Fourth one of my prime responsibilities is to grow talent for the organisation where I work. This means challenging your people to take on new things, delegating tasks to them even if it may be a stretch for them to carry these out in the first instance. This is the main way that people grow and the occasional false-step is a reasonable price to pay for increasing people’s experience and broadening their horizons.
Fifth is maybe the less pleasant side of management and to do with dealing with under performance. When some one working for me struggles, my first duty is to help them to be more successful. This can often require a long-term commitment to coaching and some difficult conversations about where improvement is required. In these situations I have two guiding principles: a) be as open and direct as you can be as it is much fairer on everyone and b) act sooner rather than later, the longer a problem persists the more difficult it will be to address. Taking this approach has often led to problems either being overcome, or to a mutual recognition that things are not going to work out. This latter outcome, while not exactly great, is vastly superior for all concerned to a more dictatorial approach (and also has less of a negative impact on the rest of the team).

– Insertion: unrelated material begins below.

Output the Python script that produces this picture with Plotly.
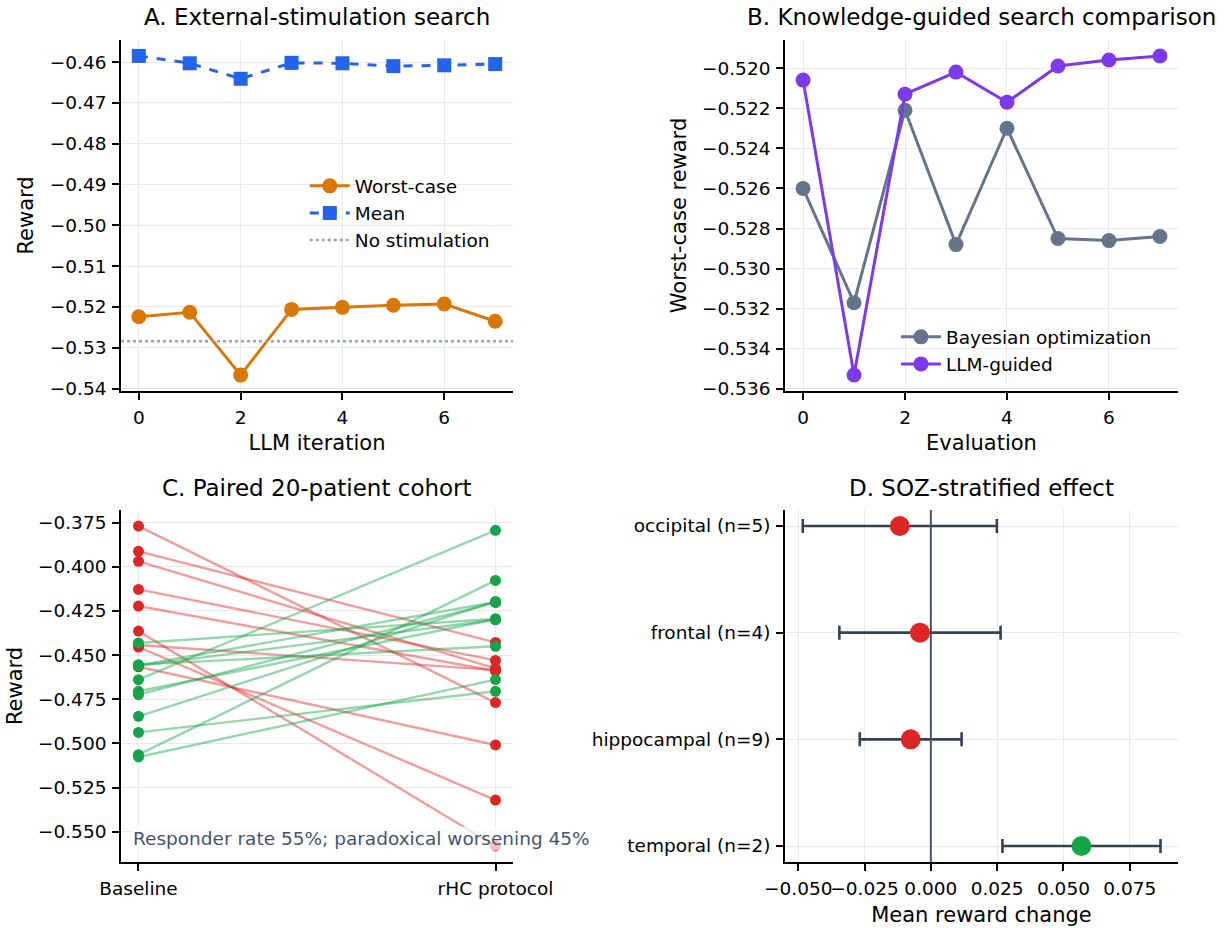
import plotly.graph_objects as go

# ---------------- data ----------------
llm_iter = [0, 1, 2, 3, 4, 5, 6, 7]
worst_case = [-0.5224, -0.5213, -0.5367, -0.5206, -0.5201, -0.5196, -0.5193, -0.5235]
mean_reward = [-0.4585, -0.4603, -0.4641, -0.4602, -0.4603, -0.4610, -0.4608, -0.4605]
no_stim = -0.5284

evals = [0, 1, 2, 3, 4, 5, 6, 7]
bayes_opt = [-0.5260, -0.5317, -0.5221, -0.5288, -0.5230, -0.5285, -0.5286, -0.5284]
llm_guided = [-0.5206, -0.5353, -0.5213, -0.5202, -0.5217, -0.5199, -0.5196, -0.5194]

cohort_labels = ["Baseline", "rHC protocol"]
baseline = [-0.3769, -0.3912, -0.3969, -0.4128, -0.4222, -0.4364, -0.4443, -0.4454, -0.4566,
            -0.4431, -0.4554, -0.4558, -0.4639, -0.4705, -0.4724, -0.4847, -0.4938, -0.5064, -0.5077, -0.4560]
rhc = [-0.4769, -0.4428, -0.4575, -0.4530, -0.4590, -0.5581, -0.4585, -0.5321, -0.5009,
       -0.4294, -0.4450, -0.4199, -0.3793, -0.4297, -0.4202, -0.4196, -0.4705, -0.4077, -0.4639, -0.4300]
annot_text = "Responder rate 55%; paradoxical worsening 45%"

soz_labels = ["occipital (n=5)", "frontal (n=4)", "hippocampal (n=9)", "temporal (n=2)"]
soz_mean = [-0.0117, -0.0041, -0.0076, 0.0568]
soz_err = [0.0366, 0.0304, 0.0192, 0.0298]

ticks_a = [-0.54, -0.53, -0.52, -0.51, -0.50, -0.49, -0.48, -0.47, -0.46]
ticks_b = [-0.536, -0.534, -0.532, -0.530, -0.528, -0.526, -0.524, -0.522, -0.520]
ticks_c = [-0.550, -0.525, -0.500, -0.475, -0.450, -0.425, -0.400, -0.375]
ticks_d = [-0.050, -0.025, 0.000, 0.025, 0.050, 0.075]

# ---------------- styles ----------------
FONT = "DejaVu Sans"
TICK = 18.5
LAB = 21
TTL = 23
LEG = 18.5
ORANGE = "#d97706"
BLUE = "#2563eb"
SLATE_L = "#94a3b8"
SLATE = "#64748b"
VIOLET = "#7c3aed"
GREEN = "#16a34a"
RED = "#dc2626"
GRID = "#e9e9e9"
ERR = "#334155"

def fmt(v, d):
    s = f"{abs(v):.{d}f}"
    return ("\u2212" + s) if v < 0 else s

def axis(dom, anchor, rng, tickvals=None, ticktext=None, title=None, standoff=None):
    a = dict(domain=dom, anchor=anchor, range=rng, showline=True, linecolor="black", linewidth=1.7,
             ticks="outside", ticklen=7, tickwidth=1.7, tickcolor="black", showgrid=True,
             gridcolor=GRID, gridwidth=1.3, zeroline=False, ticklabelstandoff=2, tickangle=0,
             automargin=False,
             tickfont=dict(family=FONT, size=TICK, color="black"))
    if tickvals is not None:
        a["tickmode"] = "array"
        a["tickvals"] = tickvals
        a["ticktext"] = ticktext
    if title:
        a["title"] = dict(text=title, font=dict(family=FONT, size=LAB, color="black"))
        if standoff is not None:
            a["title"]["standoff"] = standoff
    return a

fig = go.Figure()

# Panel A
fig.add_trace(go.Scatter(x=llm_iter, y=worst_case, mode="lines+markers", name="Worst-case",
                         line=dict(color=ORANGE, width=3), marker=dict(symbol="circle", size=15, color=ORANGE),
                         xaxis="x", yaxis="y", legend="legend"))
fig.add_trace(go.Scatter(x=llm_iter, y=mean_reward, mode="lines+markers", name="Mean",
                         line=dict(color=BLUE, width=3, dash="dash"), marker=dict(symbol="square", size=14, color=BLUE),
                         xaxis="x", yaxis="y", legend="legend"))
fig.add_shape(type="line", xref="x domain", yref="y", x0=0, x1=1, y0=no_stim, y1=no_stim,
              line=dict(color=SLATE_L, width=2.6, dash="dot"), name="No stimulation",
              showlegend=True, legend="legend", layer="above")

# Panel B
fig.add_trace(go.Scatter(x=evals, y=bayes_opt, mode="lines+markers", name="Bayesian optimization",
                         line=dict(color=SLATE, width=3), marker=dict(size=15, color=SLATE),
                         xaxis="x2", yaxis="y2", legend="legend2"))
fig.add_trace(go.Scatter(x=evals, y=llm_guided, mode="lines+markers", name="LLM-guided",
                         line=dict(color=VIOLET, width=3), marker=dict(size=15, color=VIOLET),
                         xaxis="x2", yaxis="y2", legend="legend2"))

# Panel C
for b, r in zip(baseline, rhc):
    better = r > b
    col = GREEN if better else RED
    lcol = "rgba(22,163,74,0.45)" if better else "rgba(220,38,38,0.45)"
    fig.add_trace(go.Scatter(x=[0, 1], y=[b, r], mode="lines", line=dict(color=lcol, width=2.4),
                             showlegend=False, hoverinfo="skip", xaxis="x3", yaxis="y3"))
    fig.add_trace(go.Scatter(x=[0, 1], y=[b, r], mode="markers", marker=dict(color=col, size=11),
                             showlegend=False, xaxis="x3", yaxis="y3"))

# Panel D
soz_y = list(range(len(soz_labels)))
fig.add_shape(type="line", xref="x4", yref="y4 domain", x0=0, x1=0, y0=0, y1=1,
              line=dict(color="#475569", width=2), layer="above")
fig.add_trace(go.Scatter(x=soz_mean, y=soz_y, mode="markers",
                         marker=dict(size=20, color=[GREEN if m > 0 else RED for m in soz_mean]),
                         error_x=dict(type="data", array=soz_err, visible=True, color=ERR, thickness=2.6, width=7),
                         showlegend=False, xaxis="x4", yaxis="y4"))

xa = [0.09845, 0.41741]
xb = [0.63873, 0.95850]
yt = [0.57866, 0.95690]
yb = [0.07112, 0.45043]

fig.update_layout(
    width=1229, height=928, margin=dict(l=0, r=0, t=0, b=0, autoexpand=False),
    paper_bgcolor="white", plot_bgcolor="white",
    font=dict(family=FONT, color="black"),
    xaxis=axis(xa, "y", [-0.35, 7.35], [0, 2, 4, 6], ["0", "2", "4", "6"], "LLM iteration", 8),
    yaxis=axis(yt, "x", [-0.5406, -0.4546], ticks_a, [fmt(v, 2) for v in ticks_a], "Reward", 10),
    xaxis2=axis(xb, "y2", [-0.354, 7.354], [0, 2, 4, 6], ["0", "2", "4", "6"], "Evaluation", 8),
    yaxis2=axis(yt, "x2", [-0.5361, -0.5186], ticks_b, [fmt(v, 3) for v in ticks_b], "Worst-case reward", 10),
    xaxis3=axis(xa, "y3", [-0.049, 1.049], [0, 1], cohort_labels),
    yaxis3=axis(yb, "x3", [-0.5672, -0.3678], ticks_c, [fmt(v, 3) for v in ticks_c], "Reward", 10),
    xaxis4=axis(xb, "y4", [-0.0550, 0.0932], ticks_d, [fmt(v, 3) for v in ticks_d], "Mean reward change", 9),
    yaxis4=axis(yb, "x4", [3.15, -0.15], soz_y, soz_labels),
    legend=dict(x=0.248, y=0.8197, xanchor="left", yanchor="top", bgcolor="rgba(255,255,255,0)",
                itemwidth=40, font=dict(family=FONT, size=LEG, color="black"), borderwidth=0),
    legend2=dict(x=0.729, y=0.657, xanchor="left", yanchor="top", bgcolor="rgba(255,255,255,0)",
                 itemwidth=40, font=dict(family=FONT, size=LEG, color="black"), borderwidth=0),
)

titles = [("A. External-stimulation search", sum(xa) / 2, 1 - 17 / 928),
          ("B. Knowledge-guided search comparison", sum(xb) / 2, 1 - 17 / 928),
          ("C. Paired 20-patient cohort", sum(xa) / 2, 1 - 488 / 928),
          ("D. SOZ-stratified effect", sum(xb) / 2, 1 - 488 / 928)]
for t, x, y in titles:
    fig.add_annotation(text=t, x=x, y=y, xref="paper", yref="paper", xanchor="center", yanchor="middle",
                       showarrow=False, font=dict(family=FONT, size=TTL, color="black"))

fig.add_annotation(text=annot_text, x=0.025, y=0.068, xref="x3 domain", yref="y3 domain",
                   xanchor="left", yanchor="middle", showarrow=False, bgcolor="rgba(255,255,255,0.7)",
                   font=dict(family=FONT, size=LEG, color="#475569"))

fig.write_html("out.html", config={"displayModeBar": False},
               post_script="document.body.style.margin='0px';document.body.style.padding='0px';")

At the beginning of this piece I mentioned that I had learnt respect for people from my first management mentor. I think that this principle underpins my entire approach. I suppose a simple summary is that I try to manage people the way that I would like to be managed myself. Of course sometimes I fall short of this ideal, but it is not a bad thing to aim for and I believe that this approach has been a significant contributor to the successes that I have enjoyed in different roles and different organisations.